-- BEGIN COLLECTED MATERIAL --

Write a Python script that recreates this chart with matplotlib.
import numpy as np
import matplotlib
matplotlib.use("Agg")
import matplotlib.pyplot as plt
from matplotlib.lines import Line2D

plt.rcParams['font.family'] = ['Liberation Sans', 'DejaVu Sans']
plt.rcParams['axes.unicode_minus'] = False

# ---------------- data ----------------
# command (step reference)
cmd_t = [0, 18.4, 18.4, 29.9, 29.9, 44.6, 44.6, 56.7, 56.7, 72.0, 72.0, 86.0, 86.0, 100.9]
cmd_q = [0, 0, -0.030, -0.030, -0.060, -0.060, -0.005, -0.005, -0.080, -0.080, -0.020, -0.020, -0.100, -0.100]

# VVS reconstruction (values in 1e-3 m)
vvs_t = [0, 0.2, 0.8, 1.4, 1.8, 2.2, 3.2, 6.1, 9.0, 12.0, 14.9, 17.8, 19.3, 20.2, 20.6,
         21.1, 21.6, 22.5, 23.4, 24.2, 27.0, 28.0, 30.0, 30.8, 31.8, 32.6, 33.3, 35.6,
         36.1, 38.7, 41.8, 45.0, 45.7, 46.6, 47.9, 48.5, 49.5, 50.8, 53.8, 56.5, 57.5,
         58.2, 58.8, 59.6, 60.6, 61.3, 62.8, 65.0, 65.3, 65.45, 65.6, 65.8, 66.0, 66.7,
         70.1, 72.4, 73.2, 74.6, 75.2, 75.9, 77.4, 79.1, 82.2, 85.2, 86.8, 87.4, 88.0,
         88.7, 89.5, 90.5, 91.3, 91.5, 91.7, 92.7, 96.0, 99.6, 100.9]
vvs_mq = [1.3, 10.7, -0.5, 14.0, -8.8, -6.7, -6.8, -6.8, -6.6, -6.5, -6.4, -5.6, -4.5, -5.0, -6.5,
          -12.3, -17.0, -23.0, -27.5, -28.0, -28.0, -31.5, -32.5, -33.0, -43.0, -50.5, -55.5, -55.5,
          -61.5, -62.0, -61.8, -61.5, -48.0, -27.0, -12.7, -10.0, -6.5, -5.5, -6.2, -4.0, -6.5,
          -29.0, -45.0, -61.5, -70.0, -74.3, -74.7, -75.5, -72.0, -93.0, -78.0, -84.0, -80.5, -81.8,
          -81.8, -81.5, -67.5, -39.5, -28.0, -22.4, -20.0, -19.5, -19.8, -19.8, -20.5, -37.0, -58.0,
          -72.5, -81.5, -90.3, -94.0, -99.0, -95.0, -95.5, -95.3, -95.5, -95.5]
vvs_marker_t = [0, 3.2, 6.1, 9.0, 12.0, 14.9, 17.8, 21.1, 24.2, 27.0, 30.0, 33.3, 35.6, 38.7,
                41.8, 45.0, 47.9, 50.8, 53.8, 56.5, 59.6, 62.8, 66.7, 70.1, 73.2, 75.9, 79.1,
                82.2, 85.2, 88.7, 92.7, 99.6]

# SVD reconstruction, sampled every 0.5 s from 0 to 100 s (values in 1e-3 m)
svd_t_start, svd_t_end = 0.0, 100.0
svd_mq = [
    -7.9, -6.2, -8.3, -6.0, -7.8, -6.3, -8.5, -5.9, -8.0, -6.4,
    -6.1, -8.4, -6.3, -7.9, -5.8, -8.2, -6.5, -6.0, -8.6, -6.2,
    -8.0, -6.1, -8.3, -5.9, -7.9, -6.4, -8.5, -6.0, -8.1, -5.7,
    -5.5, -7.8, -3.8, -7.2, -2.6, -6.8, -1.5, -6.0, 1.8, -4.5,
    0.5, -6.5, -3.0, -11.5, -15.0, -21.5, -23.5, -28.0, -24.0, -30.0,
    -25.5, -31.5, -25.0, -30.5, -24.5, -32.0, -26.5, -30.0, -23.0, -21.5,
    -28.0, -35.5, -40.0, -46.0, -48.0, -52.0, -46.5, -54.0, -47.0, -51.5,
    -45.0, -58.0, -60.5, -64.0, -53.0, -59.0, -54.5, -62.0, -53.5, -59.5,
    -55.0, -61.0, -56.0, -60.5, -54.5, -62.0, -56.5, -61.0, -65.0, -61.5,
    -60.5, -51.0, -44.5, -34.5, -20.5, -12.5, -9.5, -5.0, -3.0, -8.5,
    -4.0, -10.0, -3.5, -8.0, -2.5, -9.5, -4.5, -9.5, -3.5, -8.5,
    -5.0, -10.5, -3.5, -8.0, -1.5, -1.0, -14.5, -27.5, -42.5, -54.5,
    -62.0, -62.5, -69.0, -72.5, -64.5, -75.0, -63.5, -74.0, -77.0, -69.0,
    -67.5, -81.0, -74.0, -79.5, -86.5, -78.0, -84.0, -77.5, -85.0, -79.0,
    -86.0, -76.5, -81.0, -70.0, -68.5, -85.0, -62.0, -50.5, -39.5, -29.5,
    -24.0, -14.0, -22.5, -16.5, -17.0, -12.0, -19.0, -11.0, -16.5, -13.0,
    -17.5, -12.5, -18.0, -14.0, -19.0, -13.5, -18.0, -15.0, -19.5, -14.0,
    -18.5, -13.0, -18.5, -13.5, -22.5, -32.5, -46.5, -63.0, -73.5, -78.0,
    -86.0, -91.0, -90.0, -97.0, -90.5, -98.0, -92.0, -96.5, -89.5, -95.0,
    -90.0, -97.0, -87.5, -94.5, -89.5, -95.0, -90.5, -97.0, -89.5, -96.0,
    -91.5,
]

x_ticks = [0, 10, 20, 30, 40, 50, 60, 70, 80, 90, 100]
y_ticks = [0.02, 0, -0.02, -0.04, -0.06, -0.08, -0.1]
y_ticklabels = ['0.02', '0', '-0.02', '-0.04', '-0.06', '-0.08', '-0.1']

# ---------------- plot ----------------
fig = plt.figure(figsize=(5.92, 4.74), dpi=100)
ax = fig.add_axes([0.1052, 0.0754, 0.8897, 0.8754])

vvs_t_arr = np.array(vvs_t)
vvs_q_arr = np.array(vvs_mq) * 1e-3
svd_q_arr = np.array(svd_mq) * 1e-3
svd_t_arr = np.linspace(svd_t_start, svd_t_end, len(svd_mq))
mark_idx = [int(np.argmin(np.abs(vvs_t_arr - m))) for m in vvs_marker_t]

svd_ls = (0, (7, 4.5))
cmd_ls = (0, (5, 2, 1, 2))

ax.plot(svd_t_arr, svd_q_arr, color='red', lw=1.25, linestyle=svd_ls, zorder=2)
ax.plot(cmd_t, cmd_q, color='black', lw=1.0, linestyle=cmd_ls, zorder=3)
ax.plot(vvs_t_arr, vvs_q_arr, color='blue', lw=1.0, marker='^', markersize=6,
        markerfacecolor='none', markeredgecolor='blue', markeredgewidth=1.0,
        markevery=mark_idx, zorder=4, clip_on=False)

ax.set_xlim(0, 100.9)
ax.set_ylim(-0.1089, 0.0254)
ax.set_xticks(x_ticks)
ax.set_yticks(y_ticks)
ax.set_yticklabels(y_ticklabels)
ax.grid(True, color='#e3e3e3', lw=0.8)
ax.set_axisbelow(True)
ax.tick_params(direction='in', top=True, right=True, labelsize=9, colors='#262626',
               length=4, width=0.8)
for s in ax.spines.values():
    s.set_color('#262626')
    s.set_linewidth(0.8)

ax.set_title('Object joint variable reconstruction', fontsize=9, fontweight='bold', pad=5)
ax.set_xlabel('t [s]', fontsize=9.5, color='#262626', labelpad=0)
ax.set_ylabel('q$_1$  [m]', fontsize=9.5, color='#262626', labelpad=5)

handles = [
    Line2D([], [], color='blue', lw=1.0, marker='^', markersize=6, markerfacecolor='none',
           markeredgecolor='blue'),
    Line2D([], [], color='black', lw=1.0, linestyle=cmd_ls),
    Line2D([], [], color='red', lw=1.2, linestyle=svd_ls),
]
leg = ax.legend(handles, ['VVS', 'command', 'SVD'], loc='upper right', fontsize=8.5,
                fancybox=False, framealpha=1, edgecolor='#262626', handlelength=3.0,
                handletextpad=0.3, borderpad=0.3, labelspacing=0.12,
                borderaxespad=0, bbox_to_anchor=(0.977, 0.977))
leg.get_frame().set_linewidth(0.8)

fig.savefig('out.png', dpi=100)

-- END COLLECTED MATERIAL --

DIRECTIVE - Find the word "matplotlib" and list each line it appears in.

FINISHED EXERCISE -
Write a Python script that recreates this chart with matplotlib.
import matplotlib
matplotlib.use("Agg")
import matplotlib.pyplot as plt
from matplotlib.lines import Line2D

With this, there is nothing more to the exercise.